Wednesday, April 13, 2011

Explaining autism to 5 year olds

So today was the day I spoke to the midget's kindergarten class about autism. Perfect timing seeing that this month is autism awareness month. I decided on Sunday that I would take on this undertaking. Monday I spoke with the teacher and requested that Wednesday be the day. Obviously not much time to prepare. I would have liked to have finished my power point presentation complete with puppets, music and sound effects... but alas, i'm only a slacker. 

So a half assed rushed 8 minute speech was all I could come up with. In preparation I asked myself "how would I explain this to a 3 year old?" (One of my favorite things to say to people when they have over-complicated something by assuming I have information that I don't). This is what I came up with....

This is a regular normal kid. His head is open so that information can go into his brain. 

This is a piece of information. Maybe it's someone asking you a question. Maybe it's someone sneezing. Maybe it's the light in the ceiling. Either way, it goes into your brain. One piece of information at a time. 

This is how a non-autistic kid's brain processes that information. One piece at a time. Nice and neat and organized.

This is My first born male autistic child. 

Because he is autistic, he doesn't have filters like the rest of us have.

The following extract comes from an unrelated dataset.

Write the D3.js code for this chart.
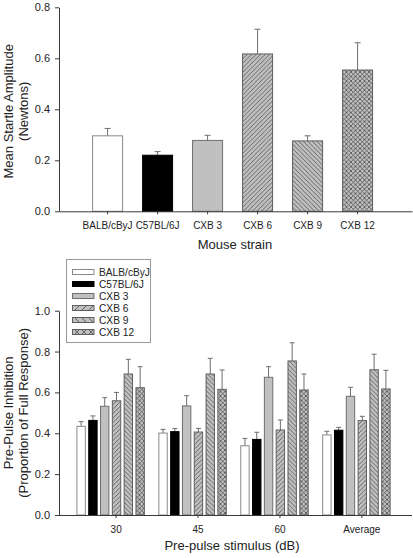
<!DOCTYPE html>
<html><head><meta charset="utf-8">
<script src="https://cdn.jsdelivr.net/npm/d3@7"></script>
<style>
body{margin:0;background:#fff;}
svg{display:block;font-family:"Liberation Sans",Arial,sans-serif;}
</style></head>
<body>
<svg id="chart" width="413" height="558"></svg>
<script>
// ---- data ----
const strains = ["BALB/cByJ","C57BL/6J","CXB 3","CXB 6","CXB 9","CXB 12"];
const startleMean = [0.296, 0.220, 0.278, 0.617, 0.276, 0.554];
const startleSEM  = [0.029, 0.014, 0.020, 0.097, 0.020, 0.107];
const startleTicks = [0, 0.2, 0.4, 0.6, 0.8];

const stimuli = ["30","45","60","Average"];
const ppiBALB  = [0.434, 0.401, 0.339, 0.392];
const ppiC57   = [0.463, 0.408, 0.370, 0.415];
const ppiCXB3  = [0.532, 0.534, 0.674, 0.581];
const ppiCXB6  = [0.559, 0.406, 0.416, 0.462];
const ppiCXB9  = [0.690, 0.690, 0.754, 0.711];
const ppiCXB12 = [0.623, 0.615, 0.612, 0.617];
const semBALB  = [0.023, 0.018, 0.036, 0.018];
const semC57   = [0.022, 0.015, 0.035, 0.014];
const semCXB3  = [0.042, 0.050, 0.052, 0.044];
const semCXB6  = [0.041, 0.018, 0.049, 0.021];
const semCXB9  = [0.072, 0.077, 0.089, 0.076];
const semCXB12 = [0.103, 0.095, 0.078, 0.091];
const ppiTicks = [0, 0.2, 0.4, 0.6, 0.8, 1.0];

const ppiSeries = [ppiBALB, ppiC57, ppiCXB3, ppiCXB6, ppiCXB9, ppiCXB12];
const semSeries = [semBALB, semC57, semCXB3, semCXB6, semCXB9, semCXB12];

// ---- styles ----
const svg = d3.select("#chart");
const GRAY = "#c0c0c0", HATCH = "#454545", AXIS = "#3a3a3a", ERR = "#6e6e6e";
const defs = svg.append("defs");
function makePatterns(prefix, s){
  const mk = (id, draw) => {
    const p = defs.append("pattern").attr("id", prefix+id)
      .attr("patternUnits","userSpaceOnUse").attr("width", s).attr("height", s);
    p.append("rect").attr("width", s).attr("height", s).attr("fill", GRAY);
    draw(p);
  };
  const line = (p, x1,y1,x2,y2) => p.append("line").attr("x1",x1).attr("y1",y1).attr("x2",x2).attr("y2",y2)
      .attr("stroke", HATCH).attr("stroke-width", 0.75);
  mk("fwd", p => { line(p,-1,s+1,s+1,-1); line(p,-1,1,1,-1); line(p,s-1,s+1,s+1,s-1); });
  mk("back", p => { line(p,-1,-1,s+1,s+1); line(p,s-1,-1,s+1,1); line(p,-1,s-1,1,s+1); });
  mk("cross", p => { line(p,-1,s+1,s+1,-1); line(p,-1,1,1,-1); line(p,s-1,s+1,s+1,s-1);
                      line(p,-1,-1,s+1,s+1); line(p,s-1,-1,s+1,1); line(p,-1,s-1,1,s+1); });
}
makePatterns("a", 4.5);
makePatterns("b", 4.5);
makePatterns("l", 7);
function fillFor(i, prefix){
  return ["#ffffff", "#000000", GRAY, `url(#${prefix}fwd)`, `url(#${prefix}back)`, `url(#${prefix}cross)`][i];
}
function strokeFor(i){ return ["#8a8a8a", "#000000", "#6e6e6e", "#5e5e5e", "#5e5e5e", "#5e5e5e"][i]; }

function styleAxis(g){
  g.selectAll("path,line").attr("stroke", AXIS);
  g.selectAll("text").attr("fill","#222");
}

// ---- top chart ----
const xA = d3.scaleBand().domain(strains).range([59, 412]).paddingInner(0.4).paddingOuter(0.73).align(0.46);
const yA = d3.scaleLinear().domain([0, 0.8]).range([211.3, 7.3]);
const gA = svg.append("g");

gA.selectAll("line.errA").data(strains).join("line")
  .attr("x1", d => xA(d) + xA.bandwidth()/2).attr("x2", d => xA(d) + xA.bandwidth()/2)
  .attr("y1", (d,i) => yA(startleMean[i])).attr("y2", (d,i) => yA(startleMean[i] + startleSEM[i]))
  .attr("stroke", ERR).attr("stroke-width", 1);
gA.selectAll("line.capA").data(strains).join("line")
  .attr("x1", d => xA(d) + xA.bandwidth()/2 - 3).attr("x2", d => xA(d) + xA.bandwidth()/2 + 3)
  .attr("y1", (d,i) => yA(startleMean[i] + startleSEM[i])).attr("y2", (d,i) => yA(startleMean[i] + startleSEM[i]))
  .attr("stroke", ERR).attr("stroke-width", 1);
gA.selectAll("rect.barA").data(strains).join("rect")
  .attr("x", d => xA(d)).attr("width", xA.bandwidth())
  .attr("y", (d,i) => yA(startleMean[i])).attr("height", (d,i) => yA(0) - yA(startleMean[i]))
  .attr("fill", (d,i) => fillFor(i, "a")).attr("stroke", (d,i) => strokeFor(i)).attr("stroke-width", 1);

const axAx = gA.append("g").attr("transform", `translate(0,${yA(0)})`)
  .call(d3.axisBottom(xA).tickSizeInner(3).tickSizeOuter(0).tickPadding(8))
  .call(g => g.selectAll("text").attr("font-size", 10));
styleAxis(axAx);
const axAy = gA.append("g").attr("transform", "translate(59,0)")
  .call(d3.axisLeft(yA).tickValues(startleTicks).tickFormat(d3.format(".1f")).tickSizeInner(4).tickSizeOuter(0).tickPadding(5))
  .call(g => g.selectAll("text").attr("font-size", 11));
styleAxis(axAy);

gA.append("text").attr("x", 235).attr("y", 249).attr("text-anchor","middle").attr("font-size", 13).attr("fill","#222").text("Mouse strain");
const tA = gA.append("text").attr("transform", `translate(13,${(yA(0)+yA(0.8))/2 + 2}) rotate(-90)`)
  .attr("text-anchor","middle").attr("font-size", 13).attr("fill","#222");
tA.append("tspan").attr("x",0).attr("dy",0).text("Mean Startle Amplitude");
tA.append("tspan").attr("x",0).attr("dy",15).text("(Newtons)");

// ---- bottom chart ----
const xB = d3.scaleBand().domain(stimuli).range([59, 412]).paddingInner(0.177).paddingOuter(0.243).align(0.45);
const xBin = d3.scaleBand().domain(strains).range([0, xB.bandwidth()]).paddingInner(0.29).paddingOuter(0);
const xBtick = xB.copy().range([59 + 5.5, 412 + 5.5]);
const yB = d3.scaleLinear().domain([0, 1.0]).range([515, 310.7]);
const gB = svg.append("g");

const cells = [];
strains.forEach((s, i) => stimuli.forEach((st, j) => cells.push({s, i, st, v: ppiSeries[i][j], e: semSeries[i][j]})));
const cx = d => xB(d.st) + xBin(d.s) + xBin.bandwidth()/2;

gB.selectAll("line.errB").data(cells).join("line")
  .attr("x1", cx).attr("x2", cx)
  .attr("y1", d => yB(d.v)).attr("y2", d => yB(d.v + d.e))
  .attr("stroke", ERR).attr("stroke-width", 1);
gB.selectAll("line.capB").data(cells).join("line")
  .attr("x1", d => cx(d) - 2.5).attr("x2", d => cx(d) + 2.5)
  .attr("y1", d => yB(d.v + d.e)).attr("y2", d => yB(d.v + d.e))
  .attr("stroke", ERR).attr("stroke-width", 1);
gB.selectAll("rect.barB").data(cells).join("rect")
  .attr("x", d => xB(d.st) + xBin(d.s)).attr("width", xBin.bandwidth())
  .attr("y", d => yB(d.v)).attr("height", d => yB(0) - yB(d.v))
  .attr("fill", d => fillFor(d.i, "b")).attr("stroke", d => strokeFor(d.i)).attr("stroke-width", 1);

const axBx = gB.append("g").attr("transform", `translate(0,${yB(0)})`)
  .call(d3.axisBottom(xBtick).tickSizeInner(3).tickSizeOuter(0).tickPadding(8))
  .call(g => g.select(".domain").remove())
  .call(g => g.selectAll("text").attr("font-size", 10));
axBx.append("line").attr("x1", 59).attr("x2", 412).attr("y1", 0.5).attr("y2", 0.5);
styleAxis(axBx);
const axBy = gB.append("g").attr("transform", "translate(59,0)")
  .call(d3.axisLeft(yB).tickValues(ppiTicks).tickFormat(d3.format(".1f")).tickSizeInner(4).tickSizeOuter(0).tickPadding(5))
  .call(g => g.selectAll("text").attr("font-size", 11));
styleAxis(axBy);

gB.append("text").attr("x", 232).attr("y", 550).attr("text-anchor","middle").attr("font-size", 13).attr("fill","#222").text("Pre-pulse stimulus (dB)");
const tB = gB.append("text").attr("transform", `translate(13,${(yB(0)+yB(1))/2}) rotate(-90)`)
  .attr("text-anchor","middle").attr("font-size", 13).attr("fill","#222");
tB.append("tspan").attr("x",0).attr("dy",0).text("Pre-Pulse Inhibition");
tB.append("tspan").attr("x",0).attr("dy",15).text("(Proportion of Full Response)");

// legend
const lg = gB.append("g");
lg.append("rect").attr("x", 66.5).attr("y", 259.5).attr("width", 84).attr("height", 83)
  .attr("fill","#fff").attr("stroke","#9a9a9a").attr("stroke-width",1);
const rows = lg.selectAll("g.row").data(strains).join("g").attr("transform", (d,i) => `translate(0,${272 + i*12})`);
rows.append("rect").attr("x", 72.5).attr("y", -2.5).attr("width", 21.5).attr("height", 5)
  .attr("fill", (d,i) => fillFor(i, "l")).attr("stroke", (d,i) => strokeFor(i)).attr("stroke-width", 1);
rows.append("text").attr("x", 99).attr("y", 0).attr("dy","0.35em").attr("font-size", 10.2).attr("fill","#222").text(d => d);
</script>
</body></html>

So his brain takes in all the information at once. Someone asking him a question, a drawing on the wall, a foot tapping, water running, the refrigerator humming, his shirt tags itching him, someone talking near him. His brain absorbs all of this at once.

So this is what his brain does with the information. It has to sort through it and organize and process it. And since his brain is VERY busy doing this... some parts can't do their job. The parts that tell him to use his soft voice, or the parts that tell him to be patient and wait. His brain is working very hard all the time.

But luckily, the part of his brain that isn't busy is the part that helps him draw well. So he has learned to draw his feelings. If his brain is too busy, he can get upset, and then his brain is to busy to put into words how he feels. So he draws it. 

This is a picture of his dad telling him he couldn't do something.
(this is not a 100% accurate depiction of that situation. but it sort of gives you perspective on how he felt about it)

He was able to draw a picture that said "when daddy told me to stop [hence the stop sign] it made my heart sad because I really wanted to do that"

So if this little guy ever yells, or screams, or stomps around.... just remember that his brain is very full, and very busy. It's too busy to tell his mouth to talk  softly. 
When you see him wearing his headphones it is to block out all the extra information that comes into his brain. That way he can think more clearly and all the parts of his brain are free to do their jobs. 

~Obviously this explanation is only part of it, is over simplified and probably not even medically correct. But since i'm his mother I obviously know best. It is only a small portion of his autism but since I wanted the kids to be able to relate to it and understand it, that's what I came up with. They totally understood. They said "ohhhhhh, so it's his BRAIN. It's just really busy!" "EXACTLY!' I told them. So in their sweet innocent eyes, He is totally normal... his brain is to be blamed. Another little girl said "So it's like his brain is trying to be the boss of him". Ok, now I know it's over their heads. 
But at the end of the day there is an explanation of why he does the things he does. They might not understand 100%, but they know he's just like them in every way.... his brain just very busy, all of the time~

I know I must have taught them something, but they'll never learn as much as I have. This needed to be done as much for my sake as it was for theirs. I feel like I can be a better parent to him and a better person. Sometimes, we just need to simplify things in life to understand them better. 


  1. You inspire me. What an ingenuous, loving and practical way to connect with Aiden's classmates. You are an AMAZING mom.And I think I may take up drawing my feelings too... you know, instead of yelling them ;) His pictures are darn accurate- much more so than the blubbering mess I spew out when I'm frustrated! xoxo


  2. I love it! I can learn from it as well, I am guilty of spewing forth profanities and obsurd things when my frustration level reaches max (by the way the max level is very low). So I need to place my frustrations on paper, physically or metaphoricaly...doesn't matter. I think all parents of children with Autism should stand up like you have. I applaud you!!

  3. Lisa, getting down to a little kid's perspective is not an easy task, but I think you did a great job. You're a wonderful writer, and you have so much to offer. I'm glad you're sharing your life experiences with everyone.

    Always fun and enjoyable to read...serious subjects or funny ones...keep it up!

  4. I have to say you did a wonderful job on that! I too have a very autistic son, and he is the odd kid with the headphones, or that growls when he is upset. He was just moved into a regular class room instead of being in the autism room full time. I cannot tell you how that simple demonstration was so helpful. You gave me the material for a great dialog with these children. great job!

  5. Lisa, Thank you for this. I am trying to explain to my 6 year old the reason his friend at the bus stop is acting differently. I love your explanations and am hoping that I can help create a caring and sensitive young boy who can be understanding and kind to others.